In the words of Axl Rose, “you and I could use a little patience”. I’m not much different than you are – I want to see huge gains and as soon as possible, too, please! – but I’m also in this for the long haul. I have to accept that this takes the time it takes, but I also have the responsibility to track, test and tweak. As much as Tailwind doesn’t require a bunch of maintenance outside of scheduling, this doesn’t mean I can take a hands-off-the-wheel approach to this digital marketing strategy.

As the boss, I have to monitor the results of my efforts, I have to give my efforts the time they need to turn into results, and I have a responsibility to make adjustments to my results to make sure they’re the results that I want.

And that’s “where I’m at” right now: I’m going to monitor the results over the next few months and build out a system for my Pinterest strategy that will keep those results coming in while also allowing me to take a step back from the actual scheduling itself.

Because Pinterest – and really, any search in general – is a long-term strategy with long-term results, I’m reminding myself that is a strong start; but I’m also looking forward to seeing what 6 months of consistency looks like, which – of course – I will share with you because you’re my favorite peeps to share this stuff with.

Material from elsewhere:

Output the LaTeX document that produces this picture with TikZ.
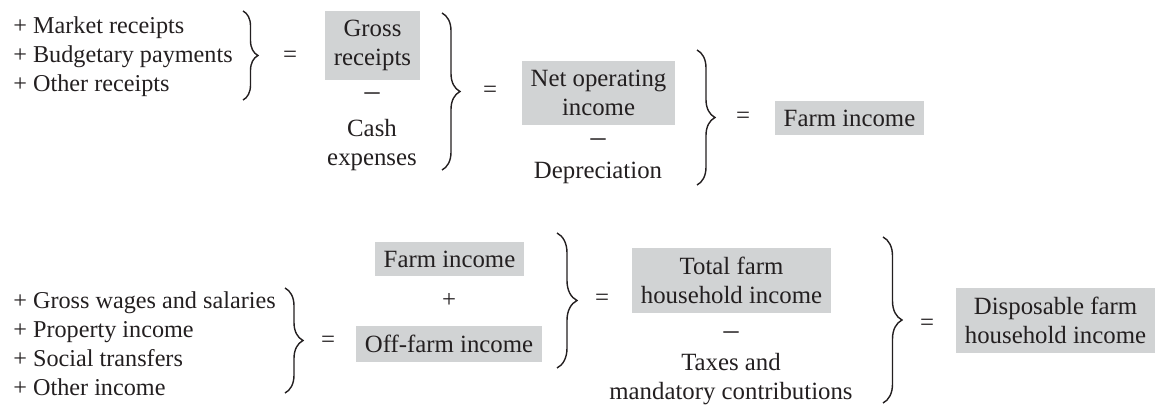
\documentclass[tikz,border=0pt]{standalone}
\usepackage{fontspec}
\setmainfont{Liberation Serif}
\usetikzlibrary{positioning,decorations.pathreplacing}
\definecolor{boxgray}{RGB}{209,211,212}
\definecolor{ink}{RGB}{35,31,32}
\newcommand{\lessdash}{{\fontsize{15}{15}\selectfont --}}
\begin{document}
\begin{tikzpicture} [
        x=0.5pt, y=-0.5pt,
        every node/.style={font=\fontsize{12.4}{14.5}\selectfont, text=ink, align=center},
        shaded/.style={fill=boxgray, inner xsep=4.5pt, inner ysep=4.5pt},
        plain/.style={inner sep=0pt},
        items/.style={inner sep=0pt, align=left, anchor=west, font=\fontsize{12.1}{14.5}\selectfont},
        bracket/.style={draw=ink, line width=0.7pt, decorate, decoration={brace, amplitude=#1}} ]
    \useasboundingbox (0,0) rectangle (1156,407);
    % receipts to farm income
    \node[items] (rcpt) at (13,57) {+ Market receipts\\+ Budgetary payments\\+ Other receipts};
    \draw[bracket=7.5pt] (243,11) -- (243,100);
    \node[plain] (eq1) at (290,57) {=};
    \node[shaded] (gross) at (372.5,45.5) {Gross\\receipts};
    \node[plain] (mn1) at (372,97) {\lessdash};
    \node[plain] (cash) at (372,145) {Cash\\expenses};
    \draw[bracket=9pt] (442,13) -- (442,170);
    \node[plain] (eq2) at (490,92) {=};
    \node[shaded] (netop) at (598.5,93) {Net operating\\income};
    \node[plain] (mn2) at (598,143) {\lessdash};
    \node[plain] (depr) at (598,173) {Depreciation};
    \draw[bracket=9pt] (697,50) -- (697,185);
    \node[plain] (eq3) at (743,118) {=};
    \node[shaded] (farm) at (849.5,118) {Farm income};
    % household income
    \node[items] (other) at (13,343.5) {+ Gross wages and salaries\\+ Property income\\+ Social transfers\\+ Other income};
    \draw[bracket=9pt] (285,288) -- (285,393);
    \node[plain] (eq4) at (328,342) {=};
    \node[shaded] (farm2) at (449.5,259) {Farm income};
    \node[plain] (pl) at (449,300) {+};
    \node[shaded] (off) at (449,344) {Off-farm income};
    \draw[bracket=10pt] (557,233) -- (557,368);
    \node[plain] (eq5) at (602,300) {=};
    \node[shaded] (total) at (731.5,280.5) {Total farm\\household income};
    \node[plain] (mn3) at (731,336) {\lessdash};
    \node[plain] (tax) at (731,379) {Taxes and\\mandatory contributions};
    \draw[bracket=9.5pt] (883,237) -- (883,403);
    \node[plain] (eq6) at (927,325) {=};
    \node[shaded] (disp) at (1055.5,320.5) {Disposable farm\\household income};
\end{tikzpicture}
\end{document}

But I’ll put it out there and stand by this: in 6 months, I’m aiming to have 20-30% of my overall website traffic coming from organic Pinterest traffic, which is a significant jump from where it currently hovers around 5%. I’m staking this claim knowing that I will also be investing in ads – so paid traffic – during this time period.

This means that the next time we talk about my results from this particular marketing strategy will be sometime in the fall, where I’ll go in-depth with what my scheduling system finally looks like, and what results I’m seeing from my Pinterest strategy.